Zuma-Sambudla surely doesn’t want any MP putting anything to her. Run, Duduzile, run. See if daddy will save you if those boys don’t return home.
At a farcical press conference this week, the party’s national chair, Nathi Nhleko, he of “firepool” infamy, tried his darndest to shield Zuma-Sambudla from accountability. Asked why she could not explain herself at the presser, he said: “You want comrade Duduzile to stand up and implicate herself?”
The question is less about whether she helped take these young boys to Russia than whether she received anything in return (such as money, which would make her a mercenary-in-chief), and if she knew that these boys, who were told to stop whining and pull up their balls, would be made to fight alongside Russian troops?
If she had absolutely no knowledge of their participation in the war, what’s wrong with saying that to the media at a press conference at which she is present? Unless, of course, she knows her truth to be much more complicated. On that premise, Zuma-Sambudla’s silence is perfectly understandable. When you are on the run, saying anything at a press conference could be incriminating.
If she is as powerless to help as she claims, how did the three boys connected to Nelson Mandela make it out of Ukraine? This is Animal Farm unfolding before us in 2025: if your surname is not Mandela your life isn’t worth saving from a war you didn’t want to partake in?
At the same time, the MKP, which is mostly an assembly of mischief-makers, may have also decided to run, distancing itself from Zuma-Sambudla without shaming her. Everyone in the party is aware that the last person who tried to take her on — Floyd Shivambu — ended up having to quickly cobble together another political home for himself.
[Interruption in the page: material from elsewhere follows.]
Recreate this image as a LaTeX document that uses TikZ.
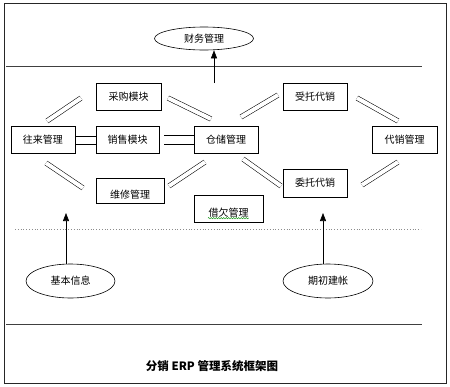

The MKP, which is actively participating in the Mchunu evisceration in the parliamentary ad hoc committee, would naturally be loath to engage in a similar enquiry into Sambudla-Zuma. So the party bosses were quick to tell us how the MKP itself is not involved at all in the sorry saga.
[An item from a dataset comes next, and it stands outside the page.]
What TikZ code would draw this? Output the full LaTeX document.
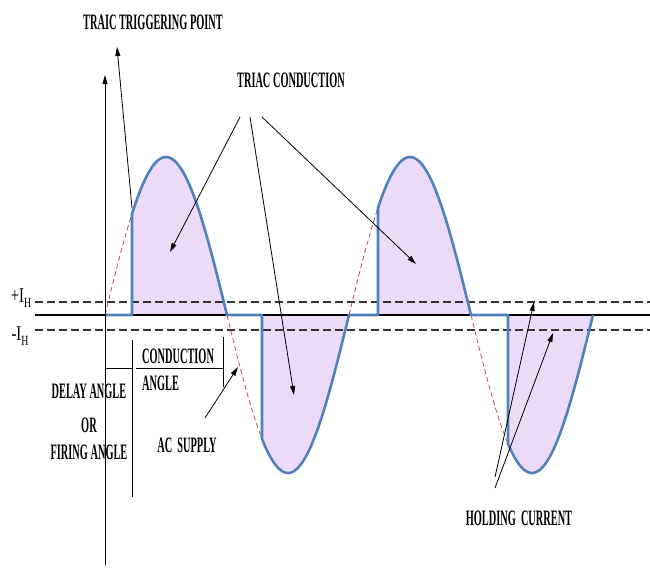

Elsewhere, Vusimuzi “Cat” Matlala’s testimony at the ad hoc committee hearing in Kgosi Mampuru Prison this week was interesting in how it showed that he, too, is a man who has been on the run. And now seems tired. The many cases opened against him that ended up closed tell a clear case of a cat on the run and saved, intermittently, by corrupt police officers.
But, importantly, his entanglement with former police commissioner and police minister Bheki Cele came because he was running away from other police officers he believed were “harassing” him and stealing from him. This is why he needed protection from Cele, to whom the police were still loyal, regardless of the arrival of the new chief, Mchunu.
Matlala also testified that in his run from the bribe-thirsty cops he met Lt-Gen Nhlanhla Mkhwanazi in April at The Pearls in Umhlanga, a meeting organised, surprisingly, by Cele. Mkhwanazi allegedly not only agreed to help Matlala get his purchase orders flowing but also warned him that it was Lt-Gen Lineo Nkhuoa, the SAPS head of human resources, who was allegedly corrupt and demanding kickbacks.
The once talkative Cele has gone to ground, not responding to reporters’ requests for comment after Matlala’s testimony
After this, Cele, a slimy cat happy to receive freebies on retirement that he did not need to declare, allegedly started asking Matlala for a R1m bribe, indicating that he was “not alone” in this extractive behaviour. Cele must now say who the others are.
The once talkative Cele has gone to ground, not responding to reporters’ requests for comment after Matlala’s testimony. He, too, is firmly on the run. For Matlala, though, there’s nowhere to run in his Burberry shoes in prison. But the Matlala/Mkhwanazi/Cele nexus requires further illumination, just as Mchunu has difficult questions to answer.
In the broader Madlanga and ad hoc committee’s stratosphere, Fadiel Adams, leader of the National Coloured Congress, put it best: “We’ve got criminals running the police service.”
While Khoarahlane Seutloali, a road runner from Lesotho, may have won the Soweto Marathon on Saturday morning, our politicians, police and related mischief-makers are running a different race — away from accountability.